Fellow nerds, gather round, Apple just seeded the iOS 26.3 and iPadOS 26.3 Release Candidates, and my brain immediately went into “diff the build, sniff the packets” mode.
The RC is the final boss version of iOS 26.3, meaning this is basically what ships to everyone if Apple does not find a last minute gremlin hiding in a corner case. And the headline feature is deliciously ironic in the best way, Apple is adding a first party iPhone to Android transfer tool. Yes, Cupertino is officially acknowledging that sometimes people dual wield ecosystems like a cyberpunk loadout.
Here is the part that makes my inner systems nerd do a happy little context switch. This is not the old “download an app, sign into something, pray to the Wi Fi gods” migration story. The new flow is built into iOS, and the transfer can be initiated during device setup. That is a big deal because setup time is when platforms typically have the most privileged, structured pipeline for onboarding data. If you have ever watched migrations fail because the user is already signed into half the services with mismatched permissions and stale tokens, you know why doing it at setup is the correct, boring, enterprise grade answer.
Apple says the transfer supports photos, messages, notes, apps, passwords, your phone number, and more. That list reads like a “hard mode” checklist for data portability. Photos are large but straightforward. Messages and notes imply format translation and indexing. Passwords is the spicy one because now we are talking secure export semantics, trust boundaries, and user intent. If this is implemented well, it means Apple is building a tighter, more deterministic serialization pipeline for user data, the kind of thing geeks love because it is basically “state export” for a human.

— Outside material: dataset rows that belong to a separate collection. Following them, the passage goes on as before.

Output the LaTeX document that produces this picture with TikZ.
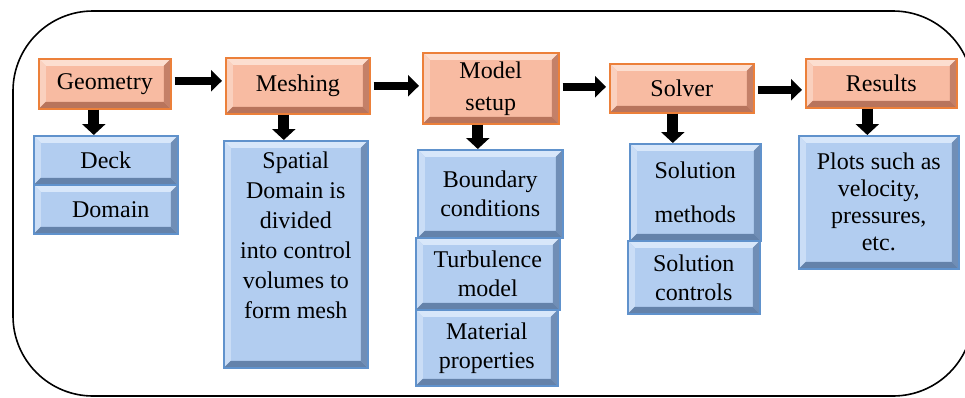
\documentclass[tikz,border=0pt]{standalone}
\usepackage{fontspec}
\setmainfont{Liberation Serif}
\newfontfamily\tnrfont{Liberation Serif}
\usetikzlibrary{arrows.meta,calc}
\definecolor{orface}{RGB}{248,187,162}
\definecolor{orline}{RGB}{236,128,58}
\definecolor{ortop}{RGB}{252,222,208}
\definecolor{orleft}{RGB}{250,208,190}
\definecolor{orright}{RGB}{196,128,104}
\definecolor{orbot}{RGB}{184,116,92}
\definecolor{blface}{RGB}{178,205,240}
\definecolor{blline}{RGB}{96,146,204}
\definecolor{bltop}{RGB}{216,231,250}
\definecolor{blleft}{RGB}{202,221,246}
\definecolor{blright}{RGB}{112,142,182}
\definecolor{blbot}{RGB}{100,130,170}
\begin{document}
\begin{tikzpicture}[x=1pt,y=-1pt,
  bevel/.style n args={4}{path picture={
    \fill[#1] let \p1=(path picture bounding box.south west), \p2=(path picture bounding box.north east) in
      (\x1,\y2) -- (\x2,\y2) -- (\x2-7pt,\y2-7pt) -- (\x1+7pt,\y2-7pt) -- cycle;
    \fill[#2] let \p1=(path picture bounding box.south west), \p2=(path picture bounding box.north east) in
      (\x1,\y2) -- (\x1+7pt,\y2-7pt) -- (\x1+7pt,\y1+7pt) -- (\x1,\y1) -- cycle;
    \fill[#3] let \p1=(path picture bounding box.south west), \p2=(path picture bounding box.north east) in
      (\x2,\y2) -- (\x2-7pt,\y2-7pt) -- (\x2-7pt,\y1+7pt) -- (\x2,\y1) -- cycle;
    \fill[#4] let \p1=(path picture bounding box.south west), \p2=(path picture bounding box.north east) in
      (\x1,\y1) -- (\x1+7pt,\y1+7pt) -- (\x2-7pt,\y1+7pt) -- (\x2,\y1) -- cycle;
  }},
  orbox/.style={draw=orline, fill=orface, line width=1.6pt, inner sep=0pt, anchor=north west,
    align=center, font=\tnrfont\fontsize{24}{32}\selectfont, bevel={ortop}{orleft}{orright}{orbot}},
  blbox/.style={draw=blline, fill=blface, line width=1.6pt, inner sep=0pt, anchor=north west,
    align=center, font=\tnrfont\fontsize{24}{29}\selectfont, bevel={bltop}{blleft}{blright}{blbot}},
  txt/.style={inner sep=0pt, align=center, font=\tnrfont\fontsize{24}{30}\selectfont},
  rarrow/.style={line width=8pt, -{Triangle[length=11pt,width=21pt]}, shorten <=3pt, shorten >=3pt},
  darrow/.style={line width=11pt, -{Triangle[length=11pt,width=23pt]}},
  frame/.style={line width=1.6pt, rounded corners=80pt}
]
\useasboundingbox (0,0) rectangle (965,397);
\begin{scope}
  \clip (0,0) rectangle (965,397);
  \draw[frame] (13,11) rectangle (973,396);
\end{scope}

% top row
\node[orbox, minimum width=132pt, minimum height=50pt] (geo) at (38,58) {Geometry};
\node[orbox, minimum width=144pt, minimum height=56pt] (mesh) at (225,57) {Meshing};
\node[orbox, minimum width=136pt, minimum height=71pt] (model) at (422,52) {Model\\setup};
\node[orbox, minimum width=144pt, minimum height=49pt] (solver) at (609,63) {Solver};
\node[orbox, minimum width=151pt, minimum height=49pt] (results) at (805,58) {Results};

% blue boxes
\node[blbox, minimum width=144pt, minimum height=49pt] (deck) at (33,135) {Deck};
\node[blbox, minimum width=144pt, minimum height=49pt] (domain) at (33,184) {\hspace*{10pt}Domain};
\node[blbox, minimum width=144pt, minimum height=227pt] (spatial) at (223,140) {};
\node[txt, anchor=north] (spatialtext) at ([yshift=-12pt]spatial.north)
  {Spatial\\Domain is\\divided\\into control\\volumes to\\form mesh};
\node[blbox, minimum width=145pt, minimum height=88pt] (boundary) at (417,149) {Boundary\\conditions};
\node[blbox, minimum width=144pt, minimum height=72pt] (turb) at (415,237) {Turbulence\\model};
\node[blbox, minimum width=142pt, minimum height=76pt] (material) at (415,309) {Material\\properties};
\node[blbox, minimum width=131pt, minimum height=97pt] (solmeth) at (629,143) {Solution\\[15pt]methods};
\node[blbox, minimum width=132pt, minimum height=73pt] (solctrl) at (627,240) {Solution\\controls};
\node[blbox, minimum width=160pt, minimum height=133pt, font=\tnrfont\fontsize{24}{27}\selectfont] (plots) at (798,135)
  {Plots such as\\velocity,\\pressures,\\etc.};

% horizontal arrows
\draw[rarrow] ([yshift=3pt]geo.east) -- ([yshift=3pt]geo.east -| mesh.west);
\draw[rarrow] (mesh.east) -- (mesh.east -| model.west);
\draw[rarrow] ([yshift=1.5pt]model.east) -- ([yshift=1.5pt]model.east -| solver.west);
\draw[rarrow] ([yshift=-1.5pt]solver.east) -- ([yshift=-1.5pt]solver.east -| results.west);

% vertical arrows
\draw[darrow] ([xshift=-11pt]geo.south) -- ([xshift=-11pt]geo.south |- deck.north);
\draw[darrow] ([xshift=-14pt]mesh.south) -- ([xshift=-14pt]mesh.south |- spatial.north);
\draw[darrow] ([xshift=-13pt]model.south) -- ([xshift=-13pt]model.south |- boundary.north);
\draw[darrow] ([xshift=-9pt]solver.south) -- ([xshift=-9pt]solver.south |- solmeth.north);
\draw[darrow] ([xshift=-14pt]results.south) -- ([xshift=-14pt]results.south |- plots.north);
\end{tikzpicture}
\end{document}
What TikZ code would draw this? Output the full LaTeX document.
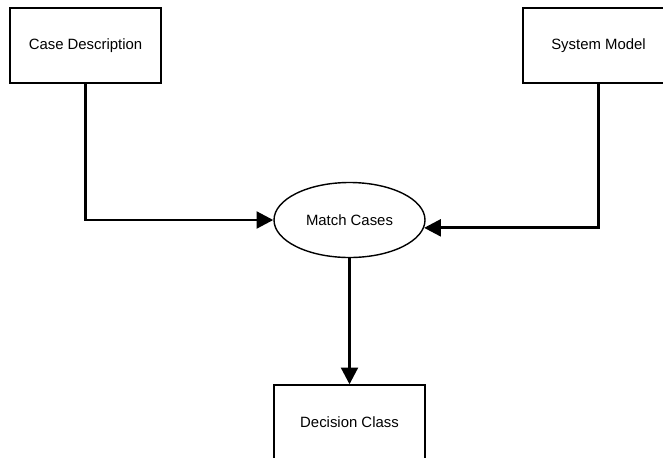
\documentclass[tikz,border=0pt]{standalone}
\usepackage{fontspec}
\setmainfont{Liberation Sans}
\usepackage{tikz}
\usetikzlibrary{shapes.geometric, arrows.meta, positioning}
\definecolor{mydark}{RGB}{0,0,0}
\tikzset{
  block/.style={rectangle, draw=mydark, fill=white,
    minimum width=3.775cm, minimum height=1.875cm,
    align=center, inner sep=0pt, line width=1pt,
    font=\fontsize{10.6}{12}\selectfont},
  process/.style={ellipse, draw=mydark, fill=white,
    minimum width=3.775cm, minimum height=1.875cm,
    inner sep=0pt, line width=1pt,
    font=\fontsize{10.6}{12}\selectfont},
  arrow/.style={-{Triangle[length=0.42cm, width=0.42cm]}, line width=2.1pt, color=mydark}
}
\begin{document}
\begin{tikzpicture}
  % Page frame
  \useasboundingbox (0,0) rectangle (16.575,-11.425);

  % Inputs
  \node[block] (casedesc) at (2.1375,-1.1375) {Case Description};
  \node[block] (sysmodel) at (14.9625,-1.1375) {System Model};

  % Matching step
  \node[process] (match) at (8.7375,-5.5) {Match Cases};

  % Output
  \node[block] (decision) at (8.7375,-10.5625) {Decision Class};

  % Connectors
  \draw[arrow] (casedesc.south) |- (match.west);
  \draw[arrow] (sysmodel.south) |- (match.-6);
  \draw[arrow] (match.south) -- (decision.north);
\end{tikzpicture}
\end{document}
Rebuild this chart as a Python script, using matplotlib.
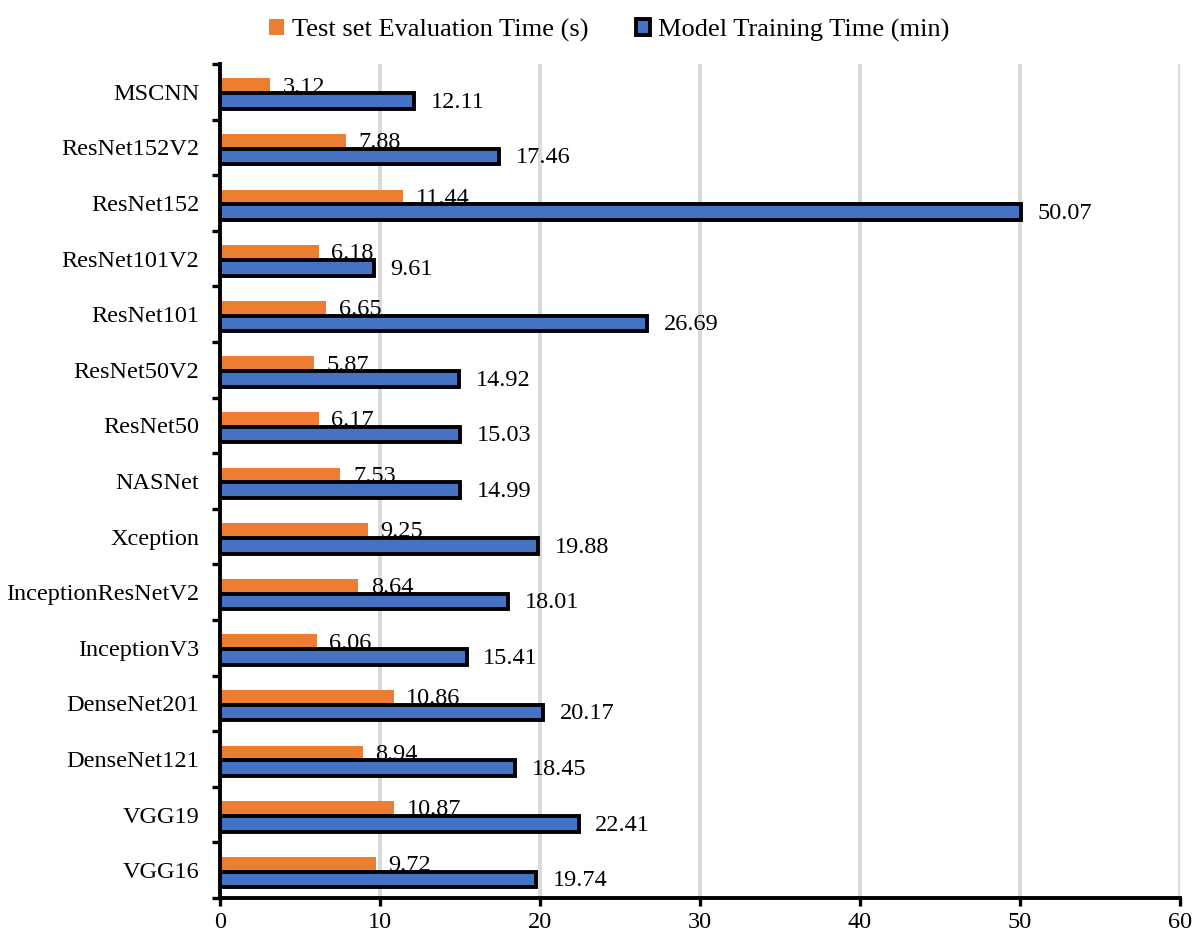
import matplotlib
matplotlib.use("Agg")
import matplotlib.pyplot as plt
from matplotlib.patches import Patch
import numpy as np

plt.rcParams['font.family'] = ['Liberation Serif', 'DejaVu Serif']

models = ["MSCNN", "ResNet152V2", "ResNet152", "ResNet101V2", "ResNet101",
          "ResNet50V2", "ResNet50", "NASNet", "Xception", "InceptionResNetV2",
          "InceptionV3", "DenseNet201", "DenseNet121", "VGG19", "VGG16"]
eval_time_s = [3.12, 7.88, 11.44, 6.18, 6.65, 5.87, 6.17, 7.53, 9.25, 8.64,
               6.06, 10.86, 8.94, 10.87, 9.72]
train_time_min = [12.11, 17.46, 50.07, 9.61, 26.69, 14.92, 15.03, 14.99, 19.88,
                  18.01, 15.41, 20.17, 18.45, 22.41, 19.74]
x_ticks = [0, 10, 20, 30, 40, 50, 60]

orange = "#ED7D31"
blue = "#4472C4"

fig = plt.figure(figsize=(11.95, 9.38), dpi=100)
ax = fig.add_axes([220 / 1195, 1 - 898 / 938, 960 / 1195, (898 - 64) / 938])

y = np.arange(len(models))
y_eval = y - 0.11
y_train = y + 0.165

ax.barh(y_eval, eval_time_s, height=0.26, color=orange, zorder=2)
for yy, v in zip(y_eval, eval_time_s):
    ax.annotate(f"{v:.2f}", (v, yy), xytext=(9, -1), textcoords="offset points",
                ha="left", va="center", fontsize=17.5, zorder=3)

ax.barh(y_train, train_time_min, height=0.28, color=blue, edgecolor="black",
        linewidth=2.8, zorder=4)
for yy, v in zip(y_train, train_time_min):
    ax.annotate(f"{v:.2f}", (v, yy), xytext=(12, -1), textcoords="offset points",
                ha="left", va="center", fontsize=17.5, zorder=5)

ax.set_xlim(0, 60)
ax.set_ylim(len(models) - 0.5, -0.5)
ax.set_xticks(x_ticks)
ax.set_xticklabels([str(t) for t in x_ticks], fontsize=17.5)
ax.tick_params(axis="x", length=6, width=2.4, direction="out", pad=4)

# category boundaries carry the tick marks, labels sit at the centres
ax.set_yticks(np.arange(-0.5, len(models), 1.0))
ax.set_yticklabels([])
ax.tick_params(axis="y", which="major", length=6, width=2.4, direction="out")
ax.set_yticks(y, minor=True)
ax.set_yticklabels(models, minor=True, fontsize=17.5)
ax.tick_params(axis="y", which="minor", length=0, pad=15)

ax.grid(axis="x", color="#d9d9d9", linewidth=2.8, zorder=0)
ax.set_axisbelow(True)
for side in ("top", "right"):
    ax.spines[side].set_visible(False)
for side in ("left", "bottom"):
    ax.spines[side].set_linewidth(2.8)
    ax.spines[side].set_zorder(6)

handles = [Patch(facecolor=orange, edgecolor="none", label="Test set Evaluation Time (s)"),
           Patch(facecolor=blue, edgecolor="black", linewidth=2.8,
                 label="Model Training Time (min)")]
fig.legend(handles=handles, loc="center", bbox_to_anchor=(0.51, 0.968), ncol=2,
           frameon=False, fontsize=19, handlelength=0.55, handleheight=0.55,
           handletextpad=0.3, columnspacing=1.8)

fig.savefig("out.png", dpi=100)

From a protocol perspective, the coolest bit is the proximity style workflow. Apple describes placing the iPhone next to an Android device to wirelessly transfer data. That is very “pairing handshake” energy, similar to how modern device to device setup flows use short range discovery, then negotiate a secure channel, then blast the payload over a faster link. If you are the kind of person who reads RFCs for fun, you can almost hear the invisible choreography, discovery, authentication, key exchange, then high throughput transfer.
Also in this RC, Apple is adding a Notification Forwarding setting for third party wearables in the European Union. Translation for the watch nerds, Apple is continuing to carve out system level hooks so non Apple wearables can behave a bit more like first class citizens, at least where regulations require it. More interoperability means more edge cases, more APIs, more test matrices. My debugger senses are tingling already.
Why this matters to our fellow geeks at The Church Of Apple is simple. This is Apple quietly investing in data portability plumbing at the OS level, not just as a marketing bullet. When a platform makes migration a built in workflow, it forces the engineers to define what “your stuff” actually is, how it is represented, and how it moves across trust boundaries without turning into a security horror show. Even if you never leave iPhone land, this kind of internal infrastructure tends to pay off later in backups, device to device setup, and account recovery flows. Boring engineering is the best engineering.
Now excuse me while I wait for the public release and immediately start looking for the smallest behavioral differences between the RC and the final build like it is a new season of my favorite show and I am hunting for lore.